SET TASK: Return the records from the first line through the line containing "4.12, 4.11, 4.10];", and leave out the pictures.

[Plotting code records]

— begin —

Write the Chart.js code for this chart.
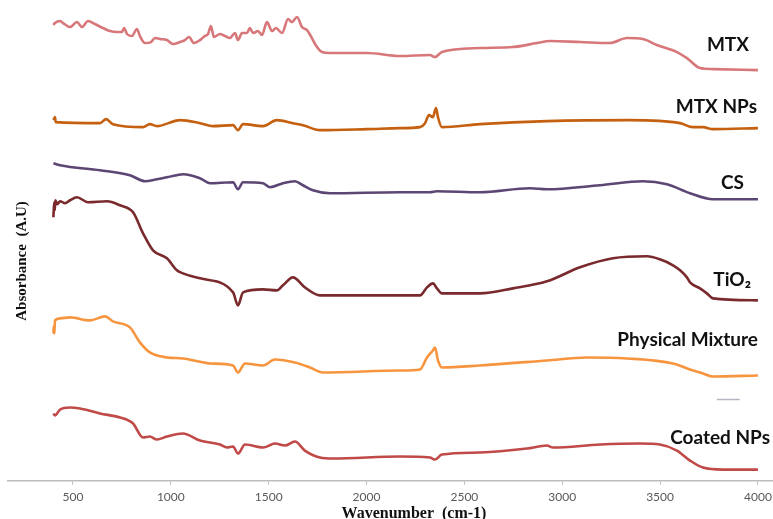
<!DOCTYPE html>
<html>
<head>
<meta charset="utf-8">
<script src="https://cdn.jsdelivr.net/npm/chart.js@4.4.1/dist/chart.umd.min.js"></script>
<style>
  html, body { margin: 0; padding: 0; background: #fff; }
  #wrap { width: 773px; height: 519px; }
</style>
</head>
<body>
<div id="wrap"><canvas id="ftirChart"></canvas></div>
<script>
// wavenumber ticks
const tickValues = [500, 1000, 1500, 2000, 2500, 3000, 3500, 4000];

const seriesNames = ['MTX', 'MTX NPs', 'CS', 'TiO₂', 'Physical Mixture', 'Coated NPs'];

const mtxWave = [400, 408, 434, 449, 485, 520, 546, 577, 612, 653, 689, 725, 750, 761, 776, 801, 827, 842, 868, 899, 919, 945, 980, 1011, 1047, 1072, 1093, 1118, 1149, 1174, 1190, 1205, 1220, 1251, 1277, 1302, 1328, 1343, 1364, 1389, 1404, 1420, 1445, 1466, 1491, 1517, 1537, 1568, 1599, 1619, 1645, 1670, 1696, 1747, 1772, 1813, 1864, 2002, 2171, 2324, 2350, 2385, 2580, 2748, 2871, 2937, 3091, 3244, 3331, 3412, 3484, 3586, 3637, 3704, 3770, 4000];
const mtxAbs = [4.55, 4.57, 4.59, 4.57, 4.53, 4.58, 4.53, 4.59, 4.56, 4.52, 4.49, 4.48, 4.48, 4.52, 4.46, 4.44, 4.51, 4.44, 4.37, 4.38, 4.42, 4.41, 4.40, 4.36, 4.38, 4.40, 4.43, 4.37, 4.40, 4.44, 4.46, 4.54, 4.43, 4.46, 4.44, 4.42, 4.47, 4.40, 4.47, 4.47, 4.52, 4.47, 4.49, 4.45, 4.58, 4.49, 4.52, 4.47, 4.61, 4.58, 4.63, 4.53, 4.50, 4.33, 4.28, 4.27, 4.27, 4.27, 4.24, 4.25, 4.23, 4.28, 4.32, 4.33, 4.37, 4.39, 4.38, 4.37, 4.42, 4.41, 4.35, 4.28, 4.22, 4.12, 4.11, 4.10];

const npsWave = [400, 408, 412, 638, 669, 704, 858, 893, 929, 1047, 1149, 1215, 1318, 1343, 1369, 1471, 1542, 1624, 1675, 1762, 2002, 2171, 2273, 2299, 2319, 2339, 2355, 2365, 2385, 2580, 2922, 3346, 3602, 3668, 3719, 3770, 4000];
const npsAbs = [3.60, 3.63, 3.58, 3.57, 3.61, 3.56, 3.53, 3.56, 3.54, 3.60, 3.57, 3.54, 3.55, 3.50, 3.56, 3.54, 3.60, 3.57, 3.55, 3.50, 3.51, 3.52, 3.53, 3.57, 3.65, 3.63, 3.72, 3.63, 3.53, 3.56, 3.59, 3.60, 3.57, 3.53, 3.53, 3.51, 3.52];

const csWave = [400, 434, 638, 791, 868, 929, 1031, 1062, 1149, 1200, 1318, 1343, 1369, 1471, 1507, 1573, 1634, 1675, 1726, 1813, 2171, 2324, 2360, 2580, 2835, 2922, 3193, 3412, 3535, 3653, 3770, 4000];
const csAbs = [3.17, 3.15, 3.10, 3.05, 2.99, 3.01, 3.05, 3.06, 3.02, 2.97, 2.98, 2.91, 2.98, 2.97, 2.93, 2.97, 2.99, 2.95, 2.90, 2.87, 2.88, 2.88, 2.89, 2.88, 2.92, 2.91, 2.95, 2.99, 2.96, 2.87, 2.81, 2.81];

const tio2Wave = [400, 404, 407, 410, 420, 434, 460, 485, 520, 577, 674, 740, 807, 858, 909, 980, 1031, 1062, 1149, 1318, 1343, 1369, 1471, 1542, 1573, 1624, 1685, 1762, 2171, 2273, 2309, 2339, 2360, 2385, 2580, 2748, 2922, 3091, 3259, 3433, 3499, 3566, 3602, 3637, 3653, 3704, 3739, 3770, 4000];
const tio2Abs = [2.63, 2.78, 2.70, 2.80, 2.76, 2.79, 2.77, 2.80, 2.83, 2.78, 2.79, 2.75, 2.68, 2.47, 2.30, 2.22, 2.10, 2.07, 2.02, 1.88, 1.75, 1.88, 1.91, 1.90, 1.95, 2.03, 1.93, 1.85, 1.85, 1.85, 1.93, 1.97, 1.92, 1.87, 1.87, 1.92, 1.99, 2.13, 2.22, 2.24, 2.21, 2.15, 2.10, 2.03, 1.98, 1.92, 1.87, 1.82, 1.80];

const mixWave = [400, 402, 405, 408, 434, 485, 587, 664, 704, 791, 842, 893, 980, 1062, 1200, 1318, 1343, 1379, 1471, 1532, 1634, 1711, 1777, 2171, 2273, 2309, 2339, 2350, 2365, 2385, 2580, 2922, 3126, 3331, 3566, 3653, 3719, 3770, 4000];
const mixAbs = [1.47, 1.54, 1.47, 1.60, 1.62, 1.63, 1.60, 1.64, 1.59, 1.53, 1.38, 1.28, 1.23, 1.22, 1.17, 1.15, 1.08, 1.17, 1.15, 1.21, 1.18, 1.13, 1.08, 1.10, 1.11, 1.23, 1.30, 1.33, 1.20, 1.13, 1.15, 1.20, 1.23, 1.22, 1.17, 1.11, 1.07, 1.04, 1.05];

const coatedWave = [400, 408, 434, 485, 536, 638, 740, 807, 858, 893, 929, 980, 1062, 1149, 1251, 1287, 1318, 1343, 1379, 1471, 1532, 1583, 1634, 1685, 1762, 1828, 2171, 2324, 2350, 2385, 2580, 2820, 2922, 2953, 3193, 3397, 3499, 3586, 3653, 3719, 3821, 4000];
const coatedAbs = [0.67, 0.65, 0.71, 0.73, 0.72, 0.67, 0.63, 0.57, 0.43, 0.44, 0.41, 0.44, 0.47, 0.40, 0.36, 0.33, 0.34, 0.27, 0.36, 0.33, 0.37, 0.35, 0.39, 0.30, 0.23, 0.22, 0.24, 0.23, 0.21, 0.26, 0.28, 0.32, 0.35, 0.33, 0.36, 0.37, 0.36, 0.30, 0.20, 0.13, 0.11, 0.11];

// stray short mark left of Coated NPs label
const strayWave = [3790, 3907];
const strayAbs = [0.81, 0.81];

const colors = ['#d8777a', '#c4600f', '#5c4674', '#7a2a2c', '#f7953f', '#c04a48'];

function pts(w, a) {
    return w.map((x, i) => ({ x: x, y: a[i] }));
}

const waves = [mtxWave, npsWave, csWave, tio2Wave, mixWave, coatedWave];
const absVals = [mtxAbs, npsAbs, csAbs, tio2Abs, mixAbs, coatedAbs];

const datasets = seriesNames.map((name, i) => ({
    label: name,
    data: pts(waves[i], absVals[i]),
    borderColor: colors[i],
    borderWidth: 2.6,
    pointRadius: 0,
    cubicInterpolationMode: 'monotone'
}));
datasets.push({
    label: '',
    data: pts(strayWave, strayAbs),
    borderColor: '#b9b3c4',
    borderWidth: 1.5,
    pointRadius: 0
});

// series names sit at the right end of each trace
const labelSpots = [
    { x: 749, y: 45 },
    { x: 757, y: 107 },
    { x: 744, y: 183 },
    { x: 751, y: 280 },
    { x: 758, y: 340 },
    { x: 770, y: 438 }
];

const textPlugin = {
    id: 'ftirText',
    afterDraw(chart) {
        const ctx = chart.ctx;
        ctx.save();
        ctx.fillStyle = '#111';
        ctx.font = 'bold 19px Lato, "Open Sans", sans-serif';
        ctx.textAlign = 'right';
        ctx.textBaseline = 'middle';
        seriesNames.forEach((n, i) => ctx.fillText(n, labelSpots[i].x, labelSpots[i].y));

        ctx.font = 'bold 16px "Liberation Serif", "Times New Roman", serif';
        ctx.textAlign = 'center';
        ctx.fillText('Wavenumber  (cm-1)', 414, 514);

        ctx.translate(22, 261);
        ctx.rotate(-Math.PI / 2);
        ctx.font = 'bold 15px "Liberation Serif", "Times New Roman", serif';
        ctx.fillText('Absorbance  (A.U)', 0, 0);
        ctx.restore();
    }
};

new Chart(document.getElementById('ftirChart'), {
    type: 'line',
    data: { datasets: datasets },
    options: {
        responsive: true,
        maintainAspectRatio: false,
        animation: false,
        layout: { padding: { left: 8, right: 0, top: 0, bottom: 10 } },
        plugins: { legend: { display: false }, tooltip: { enabled: false } },
        scales: {
            x: {
                type: 'linear',
                min: 168,
                max: 4077,
                afterBuildTicks: (scale) => { scale.ticks = tickValues.map(v => ({ value: v })); },
                afterFit: (scale) => { scale.paddingLeft = 0; scale.paddingRight = 0; },
                ticks: {
                    color: '#595959',
                    font: { family: 'Lato, "Open Sans", sans-serif', size: 12 },
                    padding: 5,
                    maxRotation: 0,
                    callback: (v) => String(v)
                },
                grid: { display: true, drawOnChartArea: false, drawTicks: true, tickLength: 4, color: '#bdbdbd' },
                border: { color: '#bdbdbd', width: 1.5 }
            },
            y: { display: false, min: 0, max: 4.8 }
        }
    },
    plugins: [textPlugin]
});
</script>
</body>
</html>
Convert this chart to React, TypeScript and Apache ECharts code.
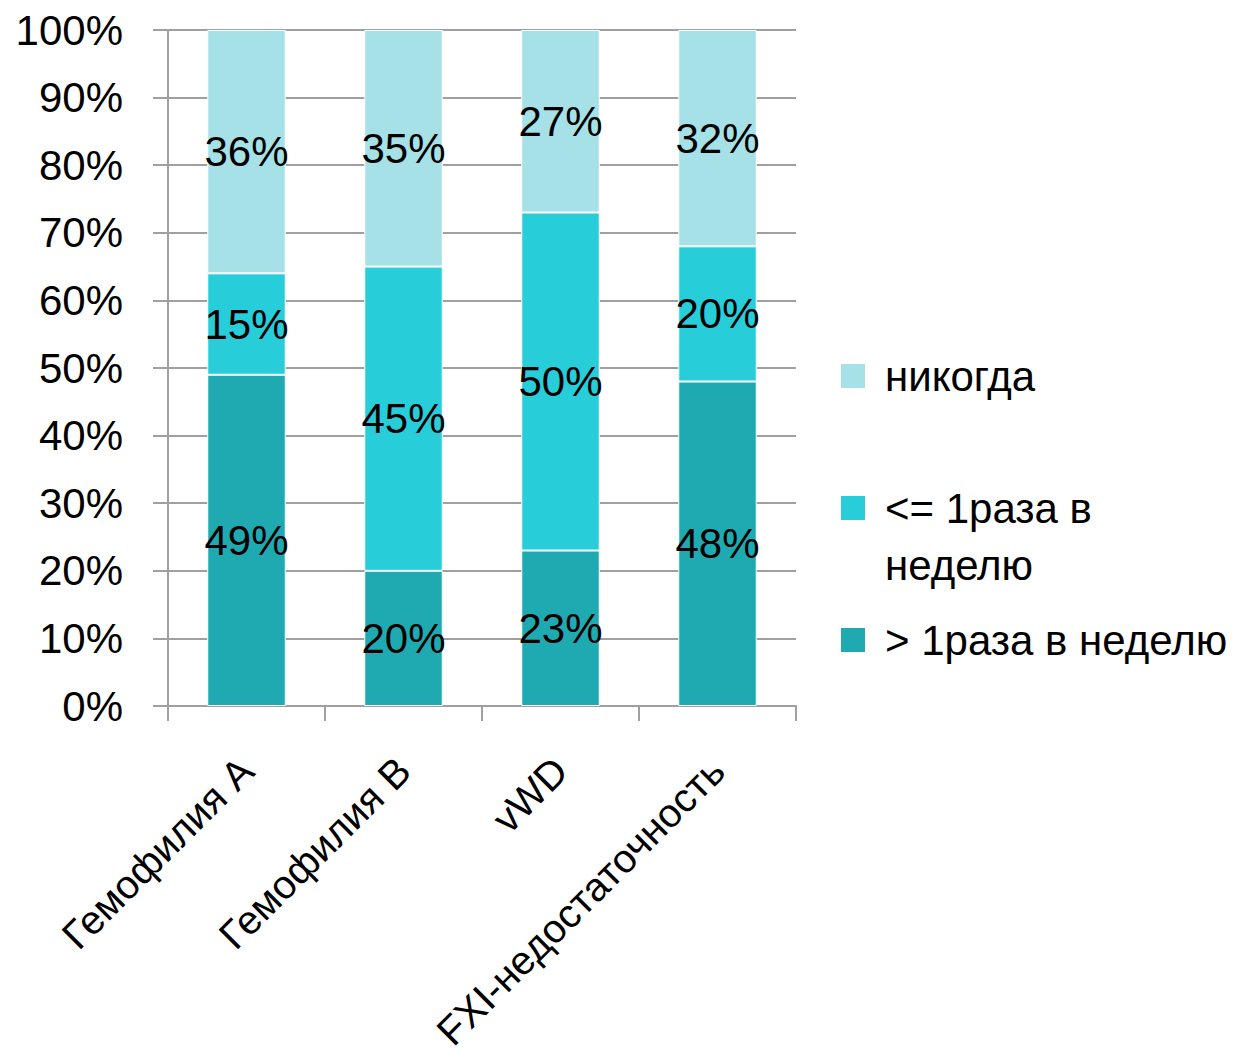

— end —

COMPLETE RESPONSE:
Write the Chart.js code for this chart.
<!DOCTYPE html>
<html>
<head>
<meta charset="utf-8">
<script src="https://cdn.jsdelivr.net/npm/chart.js@4.4.1/dist/chart.umd.min.js"></script>
<style>
  html, body { margin: 0; padding: 0; background: #fff; }
  #wrap { width: 773px; height: 519px; }
</style>
</head>
<body>
<div id="wrap"><canvas id="ftirChart"></canvas></div>
<script>
// wavenumber ticks
const tickValues = [500, 1000, 1500, 2000, 2500, 3000, 3500, 4000];

const seriesNames = ['MTX', 'MTX NPs', 'CS', 'TiO₂', 'Physical Mixture', 'Coated NPs'];

const mtxWave = [400, 408, 434, 449, 485, 520, 546, 577, 612, 653, 689, 725, 750, 761, 776, 801, 827, 842, 868, 899, 919, 945, 980, 1011, 1047, 1072, 1093, 1118, 1149, 1174, 1190, 1205, 1220, 1251, 1277, 1302, 1328, 1343, 1364, 1389, 1404, 1420, 1445, 1466, 1491, 1517, 1537, 1568, 1599, 1619, 1645, 1670, 1696, 1747, 1772, 1813, 1864, 2002, 2171, 2324, 2350, 2385, 2580, 2748, 2871, 2937, 3091, 3244, 3331, 3412, 3484, 3586, 3637, 3704, 3770, 4000];
const mtxAbs = [4.55, 4.57, 4.59, 4.57, 4.53, 4.58, 4.53, 4.59, 4.56, 4.52, 4.49, 4.48, 4.48, 4.52, 4.46, 4.44, 4.51, 4.44, 4.37, 4.38, 4.42, 4.41, 4.40, 4.36, 4.38, 4.40, 4.43, 4.37, 4.40, 4.44, 4.46, 4.54, 4.43, 4.46, 4.44, 4.42, 4.47, 4.40, 4.47, 4.47, 4.52, 4.47, 4.49, 4.45, 4.58, 4.49, 4.52, 4.47, 4.61, 4.58, 4.63, 4.53, 4.50, 4.33, 4.28, 4.27, 4.27, 4.27, 4.24, 4.25, 4.23, 4.28, 4.32, 4.33, 4.37, 4.39, 4.38, 4.37, 4.42, 4.41, 4.35, 4.28, 4.22, 4.12, 4.11, 4.10];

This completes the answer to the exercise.